- AIM OF THE EXERCISE -
Go through the entries below and pick out every line with "code".

********

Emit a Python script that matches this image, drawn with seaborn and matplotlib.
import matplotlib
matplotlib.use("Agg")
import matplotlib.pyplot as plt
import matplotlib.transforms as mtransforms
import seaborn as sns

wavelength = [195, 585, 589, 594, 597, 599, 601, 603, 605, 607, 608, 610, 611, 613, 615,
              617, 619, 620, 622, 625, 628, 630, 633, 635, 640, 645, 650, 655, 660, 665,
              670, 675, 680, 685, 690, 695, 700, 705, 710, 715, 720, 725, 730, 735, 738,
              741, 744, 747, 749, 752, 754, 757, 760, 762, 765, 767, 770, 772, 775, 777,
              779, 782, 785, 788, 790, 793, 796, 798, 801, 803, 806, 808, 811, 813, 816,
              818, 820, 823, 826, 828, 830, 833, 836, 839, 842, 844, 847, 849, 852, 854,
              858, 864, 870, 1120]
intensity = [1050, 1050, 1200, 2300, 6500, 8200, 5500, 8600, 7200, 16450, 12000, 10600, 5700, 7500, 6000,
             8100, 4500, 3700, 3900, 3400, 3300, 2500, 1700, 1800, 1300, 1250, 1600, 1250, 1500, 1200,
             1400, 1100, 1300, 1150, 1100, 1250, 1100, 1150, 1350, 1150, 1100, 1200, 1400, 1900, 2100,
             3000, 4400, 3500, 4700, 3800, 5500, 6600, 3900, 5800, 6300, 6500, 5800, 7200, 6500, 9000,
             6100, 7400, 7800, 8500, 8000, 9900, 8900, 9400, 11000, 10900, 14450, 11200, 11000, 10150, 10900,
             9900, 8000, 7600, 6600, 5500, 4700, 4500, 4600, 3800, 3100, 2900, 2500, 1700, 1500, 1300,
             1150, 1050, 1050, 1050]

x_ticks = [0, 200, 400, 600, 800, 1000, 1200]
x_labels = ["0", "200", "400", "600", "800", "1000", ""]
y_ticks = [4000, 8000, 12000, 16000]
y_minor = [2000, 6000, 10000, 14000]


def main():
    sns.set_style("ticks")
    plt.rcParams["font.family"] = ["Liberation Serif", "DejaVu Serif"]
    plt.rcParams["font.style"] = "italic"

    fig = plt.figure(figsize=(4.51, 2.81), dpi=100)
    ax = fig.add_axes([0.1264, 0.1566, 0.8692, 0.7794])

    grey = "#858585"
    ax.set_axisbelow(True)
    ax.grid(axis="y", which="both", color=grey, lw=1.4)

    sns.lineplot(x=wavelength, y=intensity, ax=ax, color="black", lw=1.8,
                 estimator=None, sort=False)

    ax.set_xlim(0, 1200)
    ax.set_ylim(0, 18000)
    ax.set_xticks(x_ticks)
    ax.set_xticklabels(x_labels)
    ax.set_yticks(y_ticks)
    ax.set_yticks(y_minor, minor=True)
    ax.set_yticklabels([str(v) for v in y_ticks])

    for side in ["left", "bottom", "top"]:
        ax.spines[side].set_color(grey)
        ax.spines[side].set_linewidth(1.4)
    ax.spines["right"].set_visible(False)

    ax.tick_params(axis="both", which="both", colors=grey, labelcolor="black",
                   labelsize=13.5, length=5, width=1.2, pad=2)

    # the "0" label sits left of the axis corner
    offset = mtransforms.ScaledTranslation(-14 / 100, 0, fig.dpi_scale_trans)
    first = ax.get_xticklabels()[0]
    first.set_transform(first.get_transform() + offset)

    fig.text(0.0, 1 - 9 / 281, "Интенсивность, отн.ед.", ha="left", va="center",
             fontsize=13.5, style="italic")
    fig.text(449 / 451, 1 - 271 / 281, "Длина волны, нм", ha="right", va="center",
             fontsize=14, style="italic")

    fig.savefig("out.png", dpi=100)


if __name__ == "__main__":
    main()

********

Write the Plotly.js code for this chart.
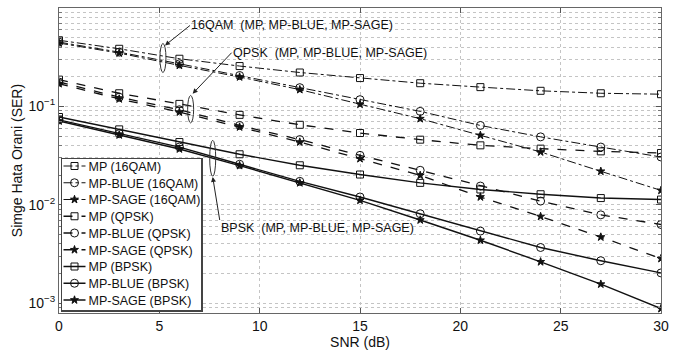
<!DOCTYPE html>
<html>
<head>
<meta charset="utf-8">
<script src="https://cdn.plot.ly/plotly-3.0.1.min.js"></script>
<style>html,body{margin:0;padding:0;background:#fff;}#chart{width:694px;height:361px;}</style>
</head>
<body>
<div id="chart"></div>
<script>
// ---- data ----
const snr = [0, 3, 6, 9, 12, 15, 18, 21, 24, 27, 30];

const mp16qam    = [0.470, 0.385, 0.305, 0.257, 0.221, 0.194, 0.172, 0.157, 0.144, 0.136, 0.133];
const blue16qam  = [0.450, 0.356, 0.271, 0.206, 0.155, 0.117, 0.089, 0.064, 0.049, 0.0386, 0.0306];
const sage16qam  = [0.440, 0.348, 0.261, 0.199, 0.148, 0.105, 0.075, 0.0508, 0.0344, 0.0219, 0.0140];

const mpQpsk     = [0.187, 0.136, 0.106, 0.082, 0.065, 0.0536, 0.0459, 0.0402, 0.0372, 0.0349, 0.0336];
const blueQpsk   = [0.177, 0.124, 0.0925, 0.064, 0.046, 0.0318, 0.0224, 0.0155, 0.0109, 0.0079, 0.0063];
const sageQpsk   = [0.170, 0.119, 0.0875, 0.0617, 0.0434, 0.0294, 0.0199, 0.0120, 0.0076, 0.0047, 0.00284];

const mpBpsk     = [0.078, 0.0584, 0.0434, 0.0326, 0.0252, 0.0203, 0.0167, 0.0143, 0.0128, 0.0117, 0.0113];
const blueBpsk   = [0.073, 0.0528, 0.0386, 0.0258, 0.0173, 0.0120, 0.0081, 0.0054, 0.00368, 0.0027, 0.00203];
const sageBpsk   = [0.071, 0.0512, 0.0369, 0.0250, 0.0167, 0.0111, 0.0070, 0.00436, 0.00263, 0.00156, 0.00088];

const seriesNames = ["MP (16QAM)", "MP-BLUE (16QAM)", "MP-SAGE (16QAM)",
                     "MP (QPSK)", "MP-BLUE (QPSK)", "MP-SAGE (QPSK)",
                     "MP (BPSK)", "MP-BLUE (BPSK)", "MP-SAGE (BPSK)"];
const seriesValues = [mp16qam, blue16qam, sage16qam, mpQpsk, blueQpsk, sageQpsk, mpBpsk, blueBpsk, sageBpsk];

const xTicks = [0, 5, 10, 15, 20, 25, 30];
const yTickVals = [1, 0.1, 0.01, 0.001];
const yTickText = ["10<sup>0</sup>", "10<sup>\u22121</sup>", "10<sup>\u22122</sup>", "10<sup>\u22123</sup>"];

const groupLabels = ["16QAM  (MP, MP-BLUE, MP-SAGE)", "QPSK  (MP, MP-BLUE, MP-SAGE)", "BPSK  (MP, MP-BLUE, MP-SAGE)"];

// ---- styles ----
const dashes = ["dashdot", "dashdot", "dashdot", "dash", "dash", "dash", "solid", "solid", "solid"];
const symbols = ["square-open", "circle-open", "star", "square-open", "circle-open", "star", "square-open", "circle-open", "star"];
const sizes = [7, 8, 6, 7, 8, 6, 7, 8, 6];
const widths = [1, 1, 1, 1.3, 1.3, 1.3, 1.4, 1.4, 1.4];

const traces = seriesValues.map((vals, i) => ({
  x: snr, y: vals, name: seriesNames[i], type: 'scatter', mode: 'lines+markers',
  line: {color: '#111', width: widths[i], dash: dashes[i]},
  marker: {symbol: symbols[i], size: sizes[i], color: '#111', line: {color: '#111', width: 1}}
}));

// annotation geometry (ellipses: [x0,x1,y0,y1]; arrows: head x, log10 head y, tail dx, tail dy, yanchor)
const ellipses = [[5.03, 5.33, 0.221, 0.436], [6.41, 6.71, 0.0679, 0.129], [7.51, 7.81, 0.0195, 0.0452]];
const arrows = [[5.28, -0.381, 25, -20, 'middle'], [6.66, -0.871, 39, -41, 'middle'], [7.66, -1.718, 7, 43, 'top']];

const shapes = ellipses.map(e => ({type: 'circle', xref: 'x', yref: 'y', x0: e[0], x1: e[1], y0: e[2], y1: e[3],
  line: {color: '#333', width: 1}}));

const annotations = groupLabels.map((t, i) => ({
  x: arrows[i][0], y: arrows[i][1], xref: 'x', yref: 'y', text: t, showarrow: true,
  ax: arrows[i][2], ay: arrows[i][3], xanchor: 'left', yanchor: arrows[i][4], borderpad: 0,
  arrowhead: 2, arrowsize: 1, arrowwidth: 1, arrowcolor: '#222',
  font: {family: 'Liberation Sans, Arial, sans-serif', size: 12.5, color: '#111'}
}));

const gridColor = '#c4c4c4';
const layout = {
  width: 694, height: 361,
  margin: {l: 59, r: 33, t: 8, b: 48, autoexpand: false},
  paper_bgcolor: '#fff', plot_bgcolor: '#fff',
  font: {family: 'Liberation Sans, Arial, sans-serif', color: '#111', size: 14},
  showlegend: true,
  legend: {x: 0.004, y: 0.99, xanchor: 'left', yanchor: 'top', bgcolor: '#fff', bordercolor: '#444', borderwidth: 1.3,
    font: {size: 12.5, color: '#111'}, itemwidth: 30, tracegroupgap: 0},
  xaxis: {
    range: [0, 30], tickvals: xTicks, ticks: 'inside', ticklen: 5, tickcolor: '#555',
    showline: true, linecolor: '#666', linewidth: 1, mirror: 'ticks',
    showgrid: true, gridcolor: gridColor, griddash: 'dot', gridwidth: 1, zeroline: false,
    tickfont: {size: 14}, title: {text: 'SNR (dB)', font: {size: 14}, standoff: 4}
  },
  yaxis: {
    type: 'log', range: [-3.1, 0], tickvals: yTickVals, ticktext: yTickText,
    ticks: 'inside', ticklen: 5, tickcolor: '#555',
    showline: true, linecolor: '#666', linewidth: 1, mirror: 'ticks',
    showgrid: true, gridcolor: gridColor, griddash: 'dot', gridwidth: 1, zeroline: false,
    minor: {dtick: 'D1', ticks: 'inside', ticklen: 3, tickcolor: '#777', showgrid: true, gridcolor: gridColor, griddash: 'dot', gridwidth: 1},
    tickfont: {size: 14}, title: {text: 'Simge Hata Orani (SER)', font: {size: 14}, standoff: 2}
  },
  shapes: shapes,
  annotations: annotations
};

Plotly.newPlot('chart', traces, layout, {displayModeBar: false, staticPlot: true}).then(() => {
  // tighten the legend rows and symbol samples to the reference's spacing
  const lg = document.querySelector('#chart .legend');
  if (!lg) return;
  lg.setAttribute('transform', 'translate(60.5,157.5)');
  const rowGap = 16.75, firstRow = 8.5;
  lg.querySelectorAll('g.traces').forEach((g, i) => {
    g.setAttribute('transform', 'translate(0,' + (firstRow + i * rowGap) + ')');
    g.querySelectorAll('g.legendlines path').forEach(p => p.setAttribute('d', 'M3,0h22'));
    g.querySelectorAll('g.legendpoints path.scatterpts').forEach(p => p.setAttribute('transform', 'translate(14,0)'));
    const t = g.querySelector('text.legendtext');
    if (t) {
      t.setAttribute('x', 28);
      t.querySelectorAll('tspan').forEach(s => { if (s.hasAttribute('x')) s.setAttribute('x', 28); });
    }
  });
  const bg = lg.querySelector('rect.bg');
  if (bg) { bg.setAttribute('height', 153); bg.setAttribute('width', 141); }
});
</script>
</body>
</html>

********

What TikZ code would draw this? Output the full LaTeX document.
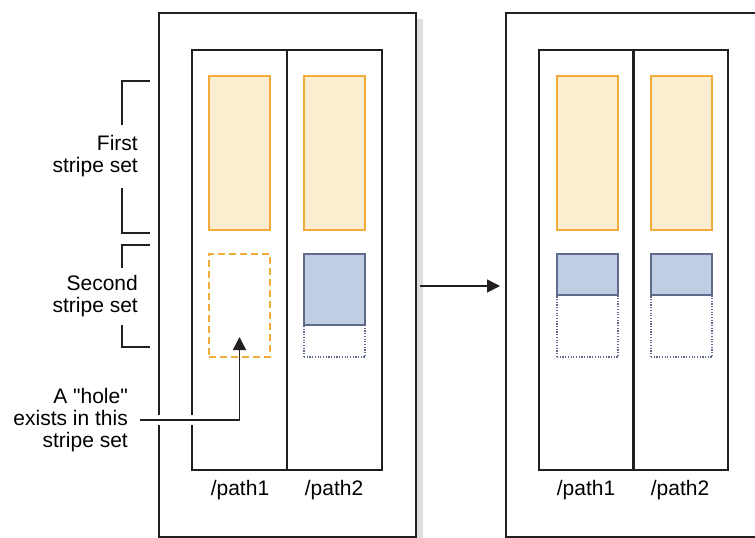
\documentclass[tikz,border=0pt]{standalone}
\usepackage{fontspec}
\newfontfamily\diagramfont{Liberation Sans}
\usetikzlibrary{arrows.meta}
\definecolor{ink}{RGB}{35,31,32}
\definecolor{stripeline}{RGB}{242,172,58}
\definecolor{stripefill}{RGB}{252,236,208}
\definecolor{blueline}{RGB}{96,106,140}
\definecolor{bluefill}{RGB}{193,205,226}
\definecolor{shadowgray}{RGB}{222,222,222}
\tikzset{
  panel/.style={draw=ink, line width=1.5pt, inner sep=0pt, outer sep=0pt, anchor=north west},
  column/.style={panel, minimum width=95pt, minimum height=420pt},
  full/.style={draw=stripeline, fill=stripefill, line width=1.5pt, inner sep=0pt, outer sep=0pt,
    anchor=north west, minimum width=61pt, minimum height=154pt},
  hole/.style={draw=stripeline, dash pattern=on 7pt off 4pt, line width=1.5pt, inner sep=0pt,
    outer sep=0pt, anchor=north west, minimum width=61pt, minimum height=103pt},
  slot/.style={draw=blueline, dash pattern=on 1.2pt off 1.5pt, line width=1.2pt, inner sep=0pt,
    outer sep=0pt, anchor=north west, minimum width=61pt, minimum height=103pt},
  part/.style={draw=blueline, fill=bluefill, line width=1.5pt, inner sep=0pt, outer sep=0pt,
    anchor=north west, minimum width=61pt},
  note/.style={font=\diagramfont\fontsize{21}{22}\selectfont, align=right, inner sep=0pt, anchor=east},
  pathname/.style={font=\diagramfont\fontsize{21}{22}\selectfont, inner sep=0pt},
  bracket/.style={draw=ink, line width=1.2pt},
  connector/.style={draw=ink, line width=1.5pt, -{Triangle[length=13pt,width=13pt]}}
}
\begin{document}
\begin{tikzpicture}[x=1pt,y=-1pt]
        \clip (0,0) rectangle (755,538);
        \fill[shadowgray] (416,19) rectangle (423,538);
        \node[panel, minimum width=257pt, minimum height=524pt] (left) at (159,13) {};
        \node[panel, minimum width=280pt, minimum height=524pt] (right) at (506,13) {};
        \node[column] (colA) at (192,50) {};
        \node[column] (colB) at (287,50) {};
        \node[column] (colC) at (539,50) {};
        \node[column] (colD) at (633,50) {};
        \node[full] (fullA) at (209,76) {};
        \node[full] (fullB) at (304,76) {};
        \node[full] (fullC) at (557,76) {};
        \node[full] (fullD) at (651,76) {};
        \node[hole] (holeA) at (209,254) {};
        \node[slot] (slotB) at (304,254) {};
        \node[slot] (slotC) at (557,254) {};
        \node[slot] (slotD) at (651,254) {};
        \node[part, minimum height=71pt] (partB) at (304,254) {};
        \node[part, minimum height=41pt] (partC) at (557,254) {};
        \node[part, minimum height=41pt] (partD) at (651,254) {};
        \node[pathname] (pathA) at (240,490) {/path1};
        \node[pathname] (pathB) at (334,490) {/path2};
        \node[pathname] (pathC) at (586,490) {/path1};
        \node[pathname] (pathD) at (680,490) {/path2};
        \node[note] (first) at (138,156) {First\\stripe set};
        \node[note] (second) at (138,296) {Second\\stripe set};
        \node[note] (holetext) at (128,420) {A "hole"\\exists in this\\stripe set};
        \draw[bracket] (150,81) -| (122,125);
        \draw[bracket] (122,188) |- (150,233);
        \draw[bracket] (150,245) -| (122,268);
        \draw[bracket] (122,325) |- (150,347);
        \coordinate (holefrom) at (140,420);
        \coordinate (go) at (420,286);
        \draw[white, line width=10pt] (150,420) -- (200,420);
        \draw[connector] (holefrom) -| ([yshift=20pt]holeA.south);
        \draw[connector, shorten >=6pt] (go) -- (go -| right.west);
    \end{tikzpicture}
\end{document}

********

- EXERCISE RESULT -
Write the Plotly.js code for this chart.
What TikZ code would draw this? Output the full LaTeX document.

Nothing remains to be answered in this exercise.